Table relations with Loopback

  • Loopback ORM joins data from different tables in Javascript instead of SQL. As our operations required to treat a big amount of data, we decided to rewrite the queries in SQL directly.

Limit the number of similar API calls

  • The table was accompanied by many filters. The lists of some of those filters were the same but one different request was made to fill each of them. We decided to cache the first call and use the cache to fill up the other filters.

Limit the data sent by the API to the necessary

  • At page loading, around 5 big queries were made to the API, and each of them was retrieving full tables from the database. We selected the exact fields and filters necessary during API call-time to lighten the retrieved objects.

Set NODE_ENV to “production”

  • When you set NODE_ENV to "production", Express/Loopback cache view templates, cache CSS files generated from CSS extensions and generate less verbose error messages.

Cluster your node.js

  • If your server has a CPU with many cores, don't hesitate to see if it wouldn't be interesting to share the traffic weight on each of them through node.js clustering. We decided not to do that, because we were mainly having issues with the RAM of our server.

Cache request results

  • With Nginx for instance, you can cache the result of requests. Your app won't have to repeat the same operation several times.

Upgrade the server

  • If your server is struggling and you were not capable to improve the perf of your app with all the above solutions, maybe it's time to upgrade your server material power. We had to do so, and it changed the lives of our users.

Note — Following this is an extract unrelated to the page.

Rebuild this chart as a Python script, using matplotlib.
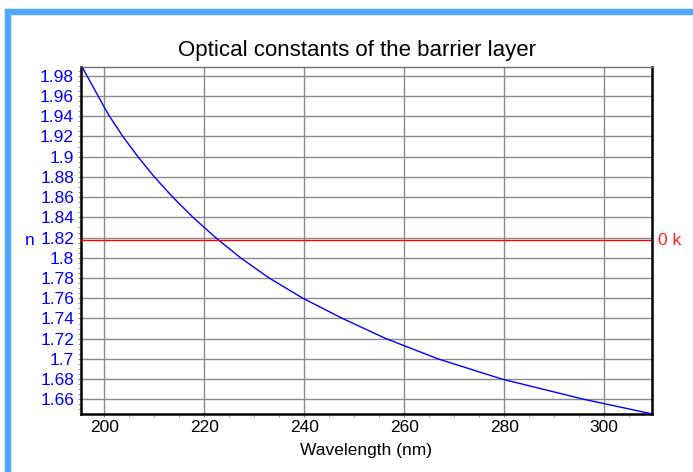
import matplotlib
matplotlib.use("Agg")
import matplotlib.pyplot as plt
from matplotlib.patches import Rectangle
from matplotlib.ticker import MultipleLocator, FuncFormatter

plt.rcParams['font.family'] = ['Liberation Sans', 'DejaVu Sans']

# Data (refractive index n vs wavelength)
wavelength = [195.6, 200.0, 201.05, 203.73, 206.73, 210.03, 213.70, 217.77, 222.27,
              227.27, 233.0, 239.73, 247.67, 256.4, 266.8, 279.6, 296.0, 309.6]
n_values = [1.9885, 1.949, 1.94, 1.92, 1.90, 1.88, 1.86, 1.84, 1.82,
            1.80, 1.78, 1.76, 1.74, 1.72, 1.70, 1.68, 1.66, 1.6456]
k_zero_n = 1.8175  # n-level where k = 0 is drawn
x_ticks = [200, 220, 240, 260, 280, 300]
y_ticks = [1.66, 1.68, 1.70, 1.72, 1.74, 1.76, 1.78, 1.80, 1.82, 1.84, 1.86,
           1.88, 1.90, 1.92, 1.94, 1.96, 1.98]
title = "Optical constants of the barrier layer"
xlabel = "Wavelength (nm)"

W, H = 693, 472
fig = plt.figure(figsize=(W / 100, H / 100), dpi=100)

# light blue frame (top and left)
frame_col = "#4DA6FF"
fig.patches.append(Rectangle((5 / W, 0), 5 / W, (H - 9) / H, transform=fig.transFigure,
                             color=frame_col, zorder=0))
fig.patches.append(Rectangle((5 / W, (H - 14) / H), (W - 5) / W, 5 / H,
                             transform=fig.transFigure, color=frame_col, zorder=0))

left, right, top, bottom = 81, 652, 66.7, 414
ax = fig.add_axes([left / W, 1 - bottom / H, (right - left) / W, (bottom - top) / H])

ax.plot(wavelength, n_values, color="#0000FF", lw=1.0, zorder=3)
ax.axhline(k_zero_n, color="#FF0000", lw=1.0, zorder=3)

ax.set_xlim(195.35, 309.6)
ax.set_ylim(1.6455, 1.989)

ax.set_xticks(x_ticks)
ax.set_yticks(y_ticks)
ax.xaxis.set_minor_locator(MultipleLocator(5))
ax.yaxis.set_minor_locator(MultipleLocator(0.005))


def fmt(v, p):
    s = f"{v:.2f}"
    if s.endswith("0"):
        s = s.rstrip("0").rstrip(".")
    return s


ax.yaxis.set_major_formatter(FuncFormatter(fmt))

ax.grid(True, which="major", color="#8a8a8a", lw=1.0)
ax.set_axisbelow(True)

ax.tick_params(axis="x", which="major", length=2, color="#8a8a8a", labelsize=12.5,
               pad=2, labelcolor="black")
ax.tick_params(axis="x", which="minor", length=2, color="#8a8a8a")
ax.tick_params(axis="y", which="major", length=2, color="#8a8a8a", labelsize=12.5,
               pad=3, labelcolor="#0000FF")
ax.tick_params(axis="y", which="minor", length=2, color="#8a8a8a")

for s in ("left", "bottom", "right"):
    ax.spines[s].set_color("black")
    ax.spines[s].set_linewidth(1.8)
ax.spines["top"].set_color("#707070")
ax.spines["top"].set_linewidth(1.0)

ax.set_title(title, fontsize=16, pad=7.5, x=0.484)
ax.set_xlabel(xlabel, fontsize=12.5, labelpad=6)

# axis labels n / k
ax.text(-0.0806, k_zero_n, "n", transform=ax.get_yaxis_transform(), color="#0000FF",
        fontsize=12.5, ha="right", va="center")
ax.text(1.0105, k_zero_n, "0 k", transform=ax.get_yaxis_transform(), color="#FF2020",
        fontsize=12.5, ha="left", va="center")

fig.savefig("out.png", dpi=100, facecolor="white")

Working on performance is a scary moment. It is like facing the great unknown, without knowing if we will come back from it. I hope that if you see yourself in a situation close to ours, this article will give you precious leads on what and how to investigate.

This article is aimed at helping the community. If you saw something that might deserve some more details or other solutions I did not detail, please don't hesitate to react to this article directly, and let us know what we could have done better.